Investor Relations: These days, it’s one tough call

Top execs who let their “numbers people” write the scripts for quarterly analyst calls attended by “numbers people” are making a fundamental mistake: There are no such things as “numbers people”—only business analysts, who appreciate numbers as a quantitative measure of progress, but who need a context, a story that frames that progress.

But the numbers do not, in fact, speak for themselves.

I spoke with two investor relations experts, wizened by more quarterly analyst calls than they care to count, about the communicator’s role in helping prepare top executives for the toughest call they make every quarter. Our conversations yielded a step-by-step guide to creating a quarterly call that simultaneously serves investors and advances the company’s agenda:

A few weeks before the quarter close, you’re already working on key themes for the call. “You can’t wait for the numbers to know what the themes are,” says Christine Solie, vice president of financial communications for PNC, the Pittsburgh-based bank. By the time she gets the numbers, she’s already built a “message box” that frames the key messages for the quarter. And she’s descending into a three-week “black hole” where she’ll spend “90% to 120% of my time” writing the scripts for the CEO and CFO to deliver during the call, and getting them approved.

While the script is being written, the Q&A is being prepared. Questions are anticipated based on a meticulous study of industry analysts’ recent notes, based on questions asked in competitors’ recent calls, questions asked during your company’s last call and questions begged by the gist of your presentation.
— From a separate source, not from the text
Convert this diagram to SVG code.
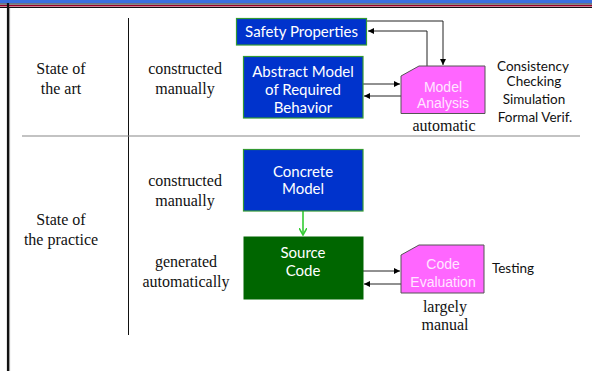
<svg xmlns="http://www.w3.org/2000/svg" width="592" height="371" viewBox="0 0 592 371">
  <defs>
    <marker id="ah" viewBox="0 0 6 6" refX="6" refY="3" markerWidth="6" markerHeight="6" markerUnits="userSpaceOnUse" orient="auto">
      <path d="M0,0 L6,3 L0,6 Z" fill="#000"/>
    </marker>
    <marker id="ahg" viewBox="0 0 8 8" refX="7" refY="4" markerWidth="8" markerHeight="8" markerUnits="userSpaceOnUse" orient="auto">
      <path d="M0,0 L7,4 L0,8" fill="none" stroke="#33cc33" stroke-width="1.6"/>
    </marker>
    <style>
      .serif { font-family: "Liberation Serif", "Times New Roman", serif; font-size: 16px; fill: #111; text-anchor: middle; }
      .sans { font-family: Lato, "Open Sans", sans-serif; font-size: 13.5px; fill: #111; text-anchor: middle; }
      .node-txt { font-family: Lato, "Open Sans", sans-serif; font-size: 15px; fill: #fff; text-anchor: middle; }
      .pink-txt { font-family: "Liberation Sans", Arial, sans-serif; font-size: 14px; fill: #ffe6ff; text-anchor: middle; }
      .blue { fill: #0033cc; stroke: #339933; stroke-width: 1.2; }
      .green { fill: #006600; stroke: #006600; stroke-width: 1; }
      .pink { fill: #ff66ff; stroke: #555; stroke-width: 1; }
      .conn { stroke: #222; stroke-width: 1; fill: none; }
    </style>
  </defs>

  <rect width="592" height="371" fill="#fff"/>

  <!-- frame: title bar and left border -->
  <rect x="0" y="0" width="592" height="3.3" fill="#3a6fe0"/>
  <line x1="0" y1="4" x2="592" y2="4" stroke="#111" stroke-width="1"/>
  <line x1="0" y1="5.8" x2="592" y2="5.8" stroke="#99002b" stroke-width="1.4"/>
  <line x1="0" y1="7.5" x2="592" y2="7.5" stroke="#111" stroke-width="1"/>
  <line x1="8" y1="3" x2="8" y2="371" stroke="#111" stroke-width="2.2"/>
  <line x1="9.6" y1="8" x2="9.6" y2="371" stroke="#999" stroke-width="1"/>

  <!-- table rules -->
  <line x1="128.5" y1="18" x2="128.5" y2="335" stroke="#111" stroke-width="1"/>
  <line x1="22" y1="136" x2="580" y2="136" stroke="#888" stroke-width="1.2"/>

  <!-- row labels -->
  <g id="labels">
    <text class="serif" x="61" y="74">State of</text>
    <text class="serif" x="61" y="94">the art</text>
    <text class="serif" x="185" y="74">constructed</text>
    <text class="serif" x="185" y="94">manually</text>
    <text class="serif" x="61" y="225">State of</text>
    <text class="serif" x="61" y="245">the practice</text>
    <text class="serif" x="185" y="186">constructed</text>
    <text class="serif" x="185" y="206">manually</text>
    <text class="serif" x="186" y="267">generated</text>
    <text class="serif" x="186" y="287">automatically</text>
    <text class="serif" x="444" y="131">automatic</text>
    <text class="serif" x="445" y="312">largely</text>
    <text class="serif" x="445" y="330">manual</text>
    <text class="sans" x="533" y="71">Consistency</text>
    <text class="sans" x="534" y="86">Checking</text>
    <text class="sans" x="534" y="104">Simulation</text>
    <text class="sans" x="535" y="122">Formal Verif.</text>
    <text class="sans" x="513" y="273">Testing</text>
  </g>

  <!-- connectors -->
  <g id="connectors">
    <polyline class="conn" points="367,21 443,21 443,65" marker-end="url(#ah)"/>
    <polyline class="conn" points="427,66 427,31 368,31" marker-end="url(#ah)"/>
    <line class="conn" x1="363" y1="84" x2="400" y2="84" marker-end="url(#ah)"/>
    <line class="conn" x1="401" y1="96" x2="364" y2="96" marker-end="url(#ah)"/>
    <line x1="303" y1="211" x2="303" y2="235" stroke="#33cc33" stroke-width="1.6" marker-end="url(#ahg)"/>
    <line class="conn" x1="363" y1="271" x2="400" y2="271" marker-end="url(#ah)"/>
    <line class="conn" x1="401" y1="284" x2="364" y2="284" marker-end="url(#ah)"/>
  </g>

  <!-- nodes -->
  <g id="safety-properties">
    <rect class="blue" x="236.5" y="18.5" width="130" height="26.5"/>
    <text class="node-txt" x="301.5" y="37">Safety Properties</text>
  </g>

  <g id="abstract-model">
    <rect class="blue" x="243.5" y="56.5" width="119.5" height="61.5"/>
    <text class="node-txt" x="303" y="77">Abstract Model</text>
    <text class="node-txt" x="303" y="95">of Required</text>
    <text class="node-txt" x="303" y="113">Behavior</text>
  </g>

  <g id="model-analysis">
    <path class="pink" d="M401,76 L419,66 L485,66 L485,113.5 L401,113.5 Z"/>
    <text class="pink-txt" x="443" y="92">Model</text>
    <text class="pink-txt" x="443" y="108">Analysis</text>
  </g>

  <g id="concrete-model">
    <rect class="blue" x="243.5" y="149.5" width="119.5" height="61.5"/>
    <text class="node-txt" x="303" y="177">Concrete</text>
    <text class="node-txt" x="303" y="194">Model</text>
  </g>

  <g id="source-code">
    <rect class="green" x="244" y="237" width="119" height="62"/>
    <text class="node-txt" x="303" y="258">Source</text>
    <text class="node-txt" x="303" y="276">Code</text>
  </g>

  <g id="code-evaluation">
    <path class="pink" d="M401,255 L419,245 L484,245 L484,293 L401,293 Z"/>
    <text class="pink-txt" x="443" y="269">Code</text>
    <text class="pink-txt" x="443" y="287">Evaluation</text>
  </g>
</svg>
While 99% of analyst presentations are read verbatim from the scripts, says David Calusdian, executive vice president of the investor relations consultancy Sharon Merrill Associates, the Q&A is generally ad-libbed—which makes preparation and executive review all the more crucial. (Compilation of the Q&A is not a job for PR people, Solie opines; it’s more a job for IR heavy hitters.)

The script is written with a single aim. Well, two, if you listen to both Calusdian and Solie. Calusdian says the sole goal of any analyst call is helping investors make good decisions, and a successful call is one that contains no surprises—for sell-side analysts, buy-side analysts or company executives. “It’s really about communicating honestly and accurately to give investors the information they need to make good decisions,” says Caludsian. “It’s not an exercise in persuasion.”

Solie doesn’t disagree exactly, but she adds to Caludsian’s agenda: A successful analyst call is a continuation and a furtherance of a story—“every company has a story, every company has a point of view,” she says—about a company and an industry in relationship with an economy. She acknowledges that the analyst call is not the place for high-flown rhetoric, but rather for simple, declarative statements. “No one’s going to write the Gettysburg address for an analyst call,” she says. But the opening and closing, usually delivered by the CEO, does offer an opportunity for “lofty framing,” as she puts it, of the context of the call. At minimum, the CEO should say: “Here’s my view of the industry, here’s how it affects my company, here’s what we’re doing about it.”

Next, executives don’t rehearse the script. But they should, suggests Solie, who worked with an executive who not only read the script once ahead of each call, but then played the call back to rate his own performance. Alas, this isn’t standard practice, although Calusdian says a coach is occasionally brought in to enliven a monotonal executive. Though many analysts can deal with emotionless fact-regurgitation—TIE editors listened in on a call in which a living, breathing CFO sounded eerily like the computer voice on NOAA weather radio—employees and reporters are often on the calls too, and so some attention should be paid to the performance aspect of the quarterly call.

And then the call itself—typically 60 minutes: CEO opens with big-picture analysis, CFO dives deep into the numbers and interprets them (“analysts don’t like it when the CFO reads the press release,” Calusdian says) and then opens it up for Q&A. Are the calls sweaty events, or calm recitations of fact? “It depends on the management team,” says Calusdian, “and it depends on the quarter.”